## WRITTEN INSTRUCTION
Extract the opening line of the entries and every line after it, stopping at and including the line that contains "vt.textContent=v.toFixed(2)+'%';". Do not include pictures.
________________________________________
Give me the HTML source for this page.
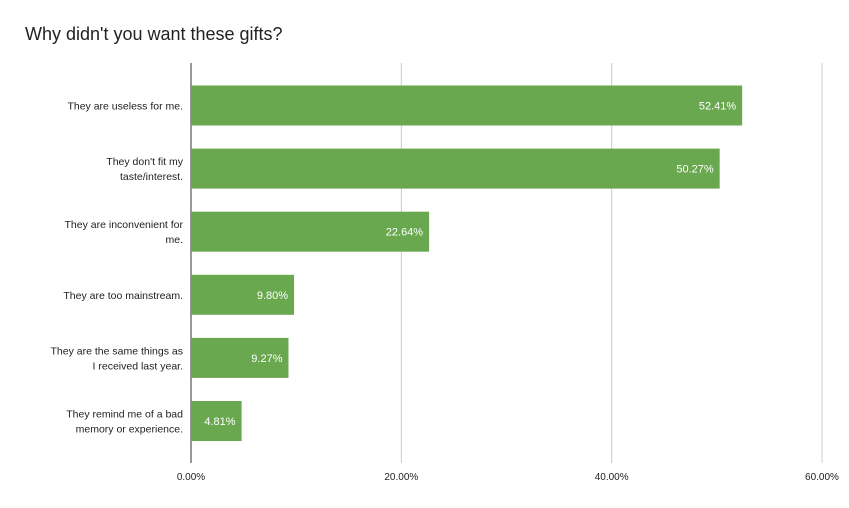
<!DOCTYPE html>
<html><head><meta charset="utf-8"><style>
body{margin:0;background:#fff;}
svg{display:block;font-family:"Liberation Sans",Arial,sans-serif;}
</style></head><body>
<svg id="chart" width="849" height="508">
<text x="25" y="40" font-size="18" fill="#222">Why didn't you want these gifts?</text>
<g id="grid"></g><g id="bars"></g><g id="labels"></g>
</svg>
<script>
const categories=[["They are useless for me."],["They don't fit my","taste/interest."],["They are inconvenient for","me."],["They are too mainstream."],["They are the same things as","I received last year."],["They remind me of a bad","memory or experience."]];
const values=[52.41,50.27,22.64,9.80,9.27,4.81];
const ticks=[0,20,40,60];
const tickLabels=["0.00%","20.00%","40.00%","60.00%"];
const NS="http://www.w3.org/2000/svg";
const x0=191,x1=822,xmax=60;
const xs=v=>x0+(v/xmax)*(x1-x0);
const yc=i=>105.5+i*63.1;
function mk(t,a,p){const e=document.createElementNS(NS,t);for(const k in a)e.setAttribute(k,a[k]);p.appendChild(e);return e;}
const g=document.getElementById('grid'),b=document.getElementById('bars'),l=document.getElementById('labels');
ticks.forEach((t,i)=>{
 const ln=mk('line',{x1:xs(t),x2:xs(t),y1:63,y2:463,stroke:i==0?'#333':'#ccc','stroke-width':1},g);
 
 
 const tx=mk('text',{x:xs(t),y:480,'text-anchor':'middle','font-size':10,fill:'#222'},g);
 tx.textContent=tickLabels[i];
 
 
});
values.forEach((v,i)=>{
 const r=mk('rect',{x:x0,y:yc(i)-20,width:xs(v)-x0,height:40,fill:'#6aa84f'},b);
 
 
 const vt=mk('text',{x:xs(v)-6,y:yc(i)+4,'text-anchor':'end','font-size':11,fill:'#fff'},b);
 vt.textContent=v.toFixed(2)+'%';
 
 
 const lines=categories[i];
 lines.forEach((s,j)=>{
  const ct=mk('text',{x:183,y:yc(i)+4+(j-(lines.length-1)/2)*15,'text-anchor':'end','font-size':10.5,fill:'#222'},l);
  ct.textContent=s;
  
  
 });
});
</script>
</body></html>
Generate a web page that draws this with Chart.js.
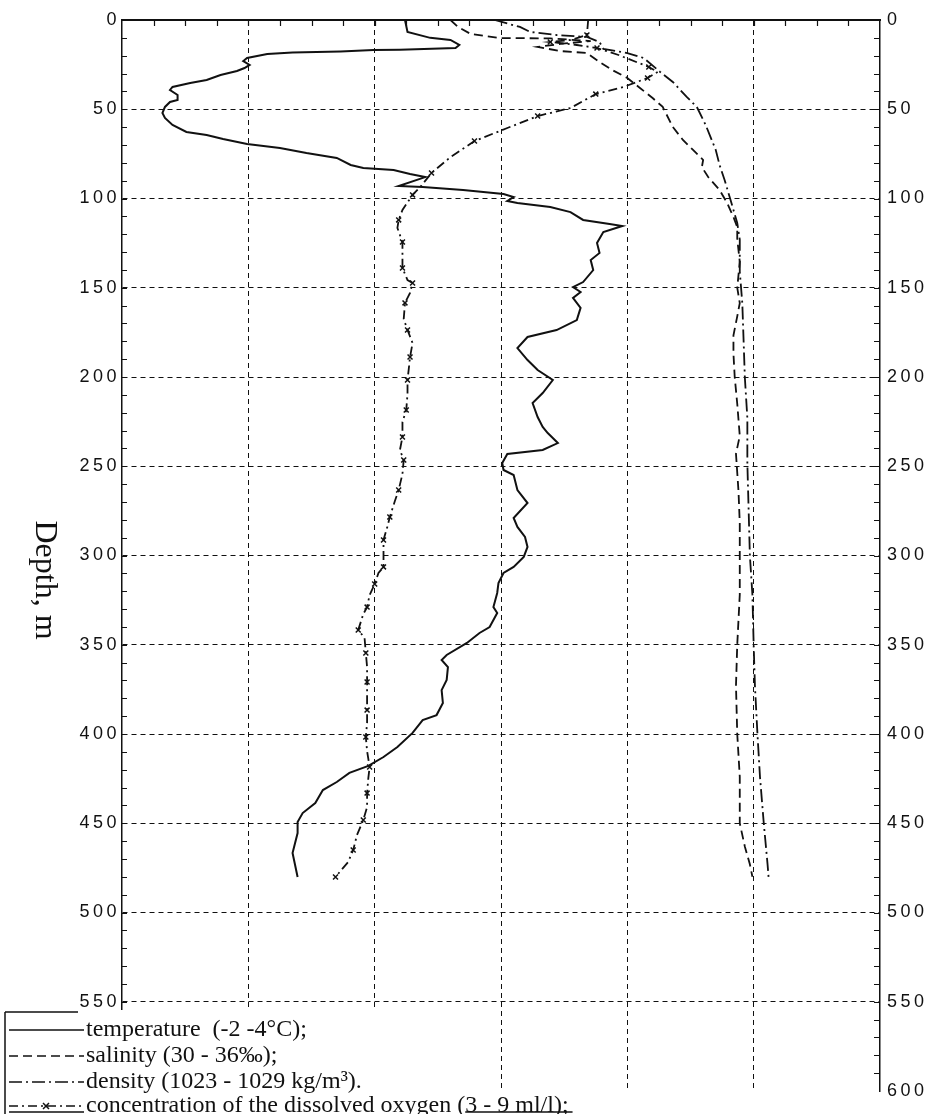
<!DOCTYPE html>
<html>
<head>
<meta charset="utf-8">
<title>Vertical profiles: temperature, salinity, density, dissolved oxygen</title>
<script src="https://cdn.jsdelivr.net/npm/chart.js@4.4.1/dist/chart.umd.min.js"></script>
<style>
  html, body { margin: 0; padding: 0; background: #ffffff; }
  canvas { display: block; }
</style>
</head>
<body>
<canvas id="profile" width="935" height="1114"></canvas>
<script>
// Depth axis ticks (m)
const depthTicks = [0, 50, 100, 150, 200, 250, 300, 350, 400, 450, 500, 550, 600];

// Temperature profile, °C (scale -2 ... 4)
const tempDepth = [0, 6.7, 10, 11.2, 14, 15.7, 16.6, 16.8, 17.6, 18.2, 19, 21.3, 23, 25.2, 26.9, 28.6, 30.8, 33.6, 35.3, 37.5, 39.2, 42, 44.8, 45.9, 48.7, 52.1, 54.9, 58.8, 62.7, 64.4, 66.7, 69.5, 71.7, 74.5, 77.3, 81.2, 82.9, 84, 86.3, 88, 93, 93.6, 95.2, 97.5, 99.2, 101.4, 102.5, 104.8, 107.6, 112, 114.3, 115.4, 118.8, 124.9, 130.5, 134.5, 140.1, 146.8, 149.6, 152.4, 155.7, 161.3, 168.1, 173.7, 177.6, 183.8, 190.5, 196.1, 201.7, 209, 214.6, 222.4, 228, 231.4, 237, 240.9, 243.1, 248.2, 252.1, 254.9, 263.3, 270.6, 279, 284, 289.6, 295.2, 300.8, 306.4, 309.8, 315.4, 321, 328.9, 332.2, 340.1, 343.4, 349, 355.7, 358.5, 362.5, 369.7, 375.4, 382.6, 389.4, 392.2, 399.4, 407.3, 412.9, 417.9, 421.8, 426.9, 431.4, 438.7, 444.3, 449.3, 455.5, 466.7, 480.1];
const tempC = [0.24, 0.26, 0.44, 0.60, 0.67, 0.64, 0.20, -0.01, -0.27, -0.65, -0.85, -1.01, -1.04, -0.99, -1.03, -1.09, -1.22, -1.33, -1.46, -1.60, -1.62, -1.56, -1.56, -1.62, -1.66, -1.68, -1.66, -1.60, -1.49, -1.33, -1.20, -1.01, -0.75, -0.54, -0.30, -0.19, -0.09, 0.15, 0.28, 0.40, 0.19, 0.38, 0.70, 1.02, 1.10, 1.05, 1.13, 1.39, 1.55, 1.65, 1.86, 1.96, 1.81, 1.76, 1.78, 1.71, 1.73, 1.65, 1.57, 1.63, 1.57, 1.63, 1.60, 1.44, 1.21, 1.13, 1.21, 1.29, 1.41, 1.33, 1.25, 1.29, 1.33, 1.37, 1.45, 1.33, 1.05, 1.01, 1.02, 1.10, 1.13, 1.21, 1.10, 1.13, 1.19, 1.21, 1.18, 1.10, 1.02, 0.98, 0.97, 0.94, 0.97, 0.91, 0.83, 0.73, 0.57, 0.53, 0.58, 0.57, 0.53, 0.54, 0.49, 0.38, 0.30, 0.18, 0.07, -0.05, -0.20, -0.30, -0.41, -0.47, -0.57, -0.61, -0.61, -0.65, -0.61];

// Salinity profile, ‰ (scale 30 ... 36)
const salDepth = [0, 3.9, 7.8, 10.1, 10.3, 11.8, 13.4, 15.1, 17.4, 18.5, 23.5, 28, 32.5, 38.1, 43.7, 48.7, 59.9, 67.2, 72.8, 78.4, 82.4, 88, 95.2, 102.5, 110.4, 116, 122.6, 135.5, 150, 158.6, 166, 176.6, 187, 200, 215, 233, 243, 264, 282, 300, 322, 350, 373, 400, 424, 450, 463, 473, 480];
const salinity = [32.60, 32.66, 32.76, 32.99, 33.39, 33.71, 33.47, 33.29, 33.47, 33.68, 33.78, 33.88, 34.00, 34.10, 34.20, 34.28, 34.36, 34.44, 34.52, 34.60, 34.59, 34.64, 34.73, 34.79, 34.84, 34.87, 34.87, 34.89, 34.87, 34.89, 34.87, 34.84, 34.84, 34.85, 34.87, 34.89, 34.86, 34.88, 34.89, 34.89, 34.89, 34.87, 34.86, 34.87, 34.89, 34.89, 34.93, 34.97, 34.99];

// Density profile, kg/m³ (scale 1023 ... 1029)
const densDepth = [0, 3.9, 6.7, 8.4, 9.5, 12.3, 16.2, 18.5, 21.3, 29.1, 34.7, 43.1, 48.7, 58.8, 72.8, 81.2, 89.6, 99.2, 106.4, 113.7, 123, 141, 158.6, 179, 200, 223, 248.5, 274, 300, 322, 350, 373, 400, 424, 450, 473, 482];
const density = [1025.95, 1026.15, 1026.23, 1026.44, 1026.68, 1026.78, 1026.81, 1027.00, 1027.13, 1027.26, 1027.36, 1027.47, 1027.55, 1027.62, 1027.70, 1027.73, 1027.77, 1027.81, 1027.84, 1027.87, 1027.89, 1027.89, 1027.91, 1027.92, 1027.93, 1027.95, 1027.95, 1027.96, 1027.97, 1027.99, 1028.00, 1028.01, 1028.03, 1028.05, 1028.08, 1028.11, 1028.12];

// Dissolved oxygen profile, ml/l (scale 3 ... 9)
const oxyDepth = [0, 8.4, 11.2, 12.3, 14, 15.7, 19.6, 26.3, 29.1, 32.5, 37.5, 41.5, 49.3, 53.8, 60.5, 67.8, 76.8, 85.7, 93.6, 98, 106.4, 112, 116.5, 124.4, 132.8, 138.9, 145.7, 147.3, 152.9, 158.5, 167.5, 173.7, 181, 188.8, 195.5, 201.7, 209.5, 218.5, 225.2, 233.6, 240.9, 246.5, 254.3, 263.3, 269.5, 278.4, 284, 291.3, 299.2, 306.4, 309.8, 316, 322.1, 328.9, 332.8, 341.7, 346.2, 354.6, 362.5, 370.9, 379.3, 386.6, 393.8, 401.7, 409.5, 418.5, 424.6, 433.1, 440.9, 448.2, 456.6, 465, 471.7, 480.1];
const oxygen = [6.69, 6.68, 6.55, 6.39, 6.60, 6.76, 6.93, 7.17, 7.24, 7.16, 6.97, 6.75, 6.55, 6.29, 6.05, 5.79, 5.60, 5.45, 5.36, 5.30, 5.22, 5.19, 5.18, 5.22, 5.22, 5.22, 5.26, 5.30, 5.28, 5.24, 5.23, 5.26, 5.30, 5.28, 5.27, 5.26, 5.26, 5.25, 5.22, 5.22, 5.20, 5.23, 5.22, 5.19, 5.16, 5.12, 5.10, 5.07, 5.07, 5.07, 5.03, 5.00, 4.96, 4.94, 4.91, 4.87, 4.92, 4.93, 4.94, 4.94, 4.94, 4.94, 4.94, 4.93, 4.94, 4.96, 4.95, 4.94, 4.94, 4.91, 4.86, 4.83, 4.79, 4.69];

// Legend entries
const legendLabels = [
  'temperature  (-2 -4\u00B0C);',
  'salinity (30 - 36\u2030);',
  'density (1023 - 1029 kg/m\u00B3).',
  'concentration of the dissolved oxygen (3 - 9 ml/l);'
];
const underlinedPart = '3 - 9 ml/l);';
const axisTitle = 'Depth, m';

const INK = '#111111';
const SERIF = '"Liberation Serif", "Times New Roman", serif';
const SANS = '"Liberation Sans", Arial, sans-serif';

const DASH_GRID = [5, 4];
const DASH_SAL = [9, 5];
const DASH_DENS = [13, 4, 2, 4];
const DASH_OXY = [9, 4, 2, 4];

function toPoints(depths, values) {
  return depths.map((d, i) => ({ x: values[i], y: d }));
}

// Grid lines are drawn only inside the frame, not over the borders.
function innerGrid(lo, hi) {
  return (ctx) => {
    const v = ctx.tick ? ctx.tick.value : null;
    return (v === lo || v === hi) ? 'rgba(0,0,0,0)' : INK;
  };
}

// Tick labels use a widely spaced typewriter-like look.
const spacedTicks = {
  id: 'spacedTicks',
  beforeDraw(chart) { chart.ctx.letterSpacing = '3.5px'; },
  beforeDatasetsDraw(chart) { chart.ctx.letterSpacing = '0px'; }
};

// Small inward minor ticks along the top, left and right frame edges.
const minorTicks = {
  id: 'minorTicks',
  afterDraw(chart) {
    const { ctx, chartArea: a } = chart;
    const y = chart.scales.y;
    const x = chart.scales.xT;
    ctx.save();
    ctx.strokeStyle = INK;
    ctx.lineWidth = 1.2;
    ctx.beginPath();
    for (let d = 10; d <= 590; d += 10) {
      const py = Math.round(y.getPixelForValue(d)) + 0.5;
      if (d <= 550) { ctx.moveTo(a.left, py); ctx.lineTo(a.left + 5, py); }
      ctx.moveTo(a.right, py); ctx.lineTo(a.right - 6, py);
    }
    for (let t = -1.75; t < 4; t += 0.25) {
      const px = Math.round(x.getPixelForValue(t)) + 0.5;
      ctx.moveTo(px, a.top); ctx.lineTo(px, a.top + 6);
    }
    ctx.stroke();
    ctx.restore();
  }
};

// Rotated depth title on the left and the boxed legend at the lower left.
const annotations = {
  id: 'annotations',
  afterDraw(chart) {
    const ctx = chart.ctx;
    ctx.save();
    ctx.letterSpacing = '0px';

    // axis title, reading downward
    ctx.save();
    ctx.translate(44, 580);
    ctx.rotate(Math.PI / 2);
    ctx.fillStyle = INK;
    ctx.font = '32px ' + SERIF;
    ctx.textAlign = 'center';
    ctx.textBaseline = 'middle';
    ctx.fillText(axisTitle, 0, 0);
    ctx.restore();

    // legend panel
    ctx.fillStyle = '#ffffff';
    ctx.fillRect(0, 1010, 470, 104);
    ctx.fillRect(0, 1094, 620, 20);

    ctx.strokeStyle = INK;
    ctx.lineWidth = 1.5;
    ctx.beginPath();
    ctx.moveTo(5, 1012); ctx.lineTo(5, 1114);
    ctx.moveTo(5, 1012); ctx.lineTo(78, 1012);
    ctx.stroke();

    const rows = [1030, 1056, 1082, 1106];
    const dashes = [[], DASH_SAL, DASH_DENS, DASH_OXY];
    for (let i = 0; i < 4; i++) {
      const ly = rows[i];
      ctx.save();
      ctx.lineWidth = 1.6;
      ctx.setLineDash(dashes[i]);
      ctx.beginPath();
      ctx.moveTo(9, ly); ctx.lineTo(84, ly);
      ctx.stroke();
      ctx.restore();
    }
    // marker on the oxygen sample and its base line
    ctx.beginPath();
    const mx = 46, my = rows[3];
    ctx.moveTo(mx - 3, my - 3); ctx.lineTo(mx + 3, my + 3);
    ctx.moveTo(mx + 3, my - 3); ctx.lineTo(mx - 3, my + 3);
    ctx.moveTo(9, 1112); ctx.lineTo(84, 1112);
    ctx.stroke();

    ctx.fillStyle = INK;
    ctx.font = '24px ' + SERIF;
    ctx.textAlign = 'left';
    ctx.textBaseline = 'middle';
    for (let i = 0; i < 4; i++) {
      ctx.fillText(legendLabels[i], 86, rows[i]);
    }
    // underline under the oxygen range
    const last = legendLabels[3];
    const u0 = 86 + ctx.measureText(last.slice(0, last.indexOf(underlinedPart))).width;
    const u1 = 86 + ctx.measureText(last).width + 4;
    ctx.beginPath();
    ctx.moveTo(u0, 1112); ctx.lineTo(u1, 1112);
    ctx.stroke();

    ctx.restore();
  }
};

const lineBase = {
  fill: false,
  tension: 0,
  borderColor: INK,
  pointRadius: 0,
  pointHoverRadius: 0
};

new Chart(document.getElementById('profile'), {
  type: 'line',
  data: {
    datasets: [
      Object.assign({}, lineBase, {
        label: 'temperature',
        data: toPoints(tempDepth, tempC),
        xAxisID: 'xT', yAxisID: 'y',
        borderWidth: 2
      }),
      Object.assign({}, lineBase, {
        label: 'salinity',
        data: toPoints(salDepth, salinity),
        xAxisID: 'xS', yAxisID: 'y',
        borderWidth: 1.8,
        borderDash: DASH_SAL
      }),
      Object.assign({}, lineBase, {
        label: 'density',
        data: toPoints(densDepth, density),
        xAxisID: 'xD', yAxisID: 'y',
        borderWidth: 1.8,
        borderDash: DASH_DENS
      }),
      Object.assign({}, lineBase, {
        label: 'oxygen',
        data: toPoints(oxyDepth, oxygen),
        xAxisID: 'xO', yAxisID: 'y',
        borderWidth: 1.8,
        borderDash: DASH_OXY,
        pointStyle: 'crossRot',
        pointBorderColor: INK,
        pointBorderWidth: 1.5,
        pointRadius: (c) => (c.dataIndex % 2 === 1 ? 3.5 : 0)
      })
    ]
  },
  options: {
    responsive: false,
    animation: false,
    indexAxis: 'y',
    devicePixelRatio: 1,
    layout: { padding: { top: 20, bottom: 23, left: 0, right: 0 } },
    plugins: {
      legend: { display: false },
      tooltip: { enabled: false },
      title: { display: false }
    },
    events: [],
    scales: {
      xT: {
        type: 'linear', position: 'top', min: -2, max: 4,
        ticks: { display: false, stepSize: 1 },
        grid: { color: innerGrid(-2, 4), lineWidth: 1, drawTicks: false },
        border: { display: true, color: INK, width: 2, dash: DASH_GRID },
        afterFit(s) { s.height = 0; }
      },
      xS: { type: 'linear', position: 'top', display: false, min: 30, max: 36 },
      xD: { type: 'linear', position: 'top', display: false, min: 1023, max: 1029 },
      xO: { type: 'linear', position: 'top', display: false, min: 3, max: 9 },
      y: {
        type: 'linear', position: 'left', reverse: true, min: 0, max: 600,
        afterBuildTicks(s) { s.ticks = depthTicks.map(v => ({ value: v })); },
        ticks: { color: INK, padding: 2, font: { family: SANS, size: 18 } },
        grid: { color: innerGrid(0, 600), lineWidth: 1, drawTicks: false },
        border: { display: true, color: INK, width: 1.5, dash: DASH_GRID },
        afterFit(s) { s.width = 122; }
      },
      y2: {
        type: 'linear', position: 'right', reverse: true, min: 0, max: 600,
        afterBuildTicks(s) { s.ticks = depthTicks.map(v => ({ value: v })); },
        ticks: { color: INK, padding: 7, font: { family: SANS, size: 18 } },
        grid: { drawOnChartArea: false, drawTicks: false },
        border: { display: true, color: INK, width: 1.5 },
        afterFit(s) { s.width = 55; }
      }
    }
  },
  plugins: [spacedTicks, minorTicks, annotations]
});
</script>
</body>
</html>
________________________________________
## RIGHT ANSWER
Give me the HTML source for this page.
<!DOCTYPE html>
<html><head><meta charset="utf-8"><style>
body{margin:0;background:#fff;}
svg{display:block;font-family:"Liberation Sans",Arial,sans-serif;}
</style></head><body>
<svg id="chart" width="849" height="508">
<text x="25" y="40" font-size="18" fill="#222">Why didn't you want these gifts?</text>
<g id="grid"></g><g id="bars"></g><g id="labels"></g>
</svg>
<script>
const categories=[["They are useless for me."],["They don't fit my","taste/interest."],["They are inconvenient for","me."],["They are too mainstream."],["They are the same things as","I received last year."],["They remind me of a bad","memory or experience."]];
const values=[52.41,50.27,22.64,9.80,9.27,4.81];
const ticks=[0,20,40,60];
const tickLabels=["0.00%","20.00%","40.00%","60.00%"];
const NS="http://www.w3.org/2000/svg";
const x0=191,x1=822,xmax=60;
const xs=v=>x0+(v/xmax)*(x1-x0);
const yc=i=>105.5+i*63.1;
function mk(t,a,p){const e=document.createElementNS(NS,t);for(const k in a)e.setAttribute(k,a[k]);p.appendChild(e);return e;}
const g=document.getElementById('grid'),b=document.getElementById('bars'),l=document.getElementById('labels');
ticks.forEach((t,i)=>{
 const ln=mk('line',{x1:xs(t),x2:xs(t),y1:63,y2:463,stroke:i==0?'#333':'#ccc','stroke-width':1},g);
 
 
 const tx=mk('text',{x:xs(t),y:480,'text-anchor':'middle','font-size':10,fill:'#222'},g);
 tx.textContent=tickLabels[i];
 
 
});
values.forEach((v,i)=>{
 const r=mk('rect',{x:x0,y:yc(i)-20,width:xs(v)-x0,height:40,fill:'#6aa84f'},b);
 
 
 const vt=mk('text',{x:xs(v)-6,y:yc(i)+4,'text-anchor':'end','font-size':11,fill:'#fff'},b);
 vt.textContent=v.toFixed(2)+'%';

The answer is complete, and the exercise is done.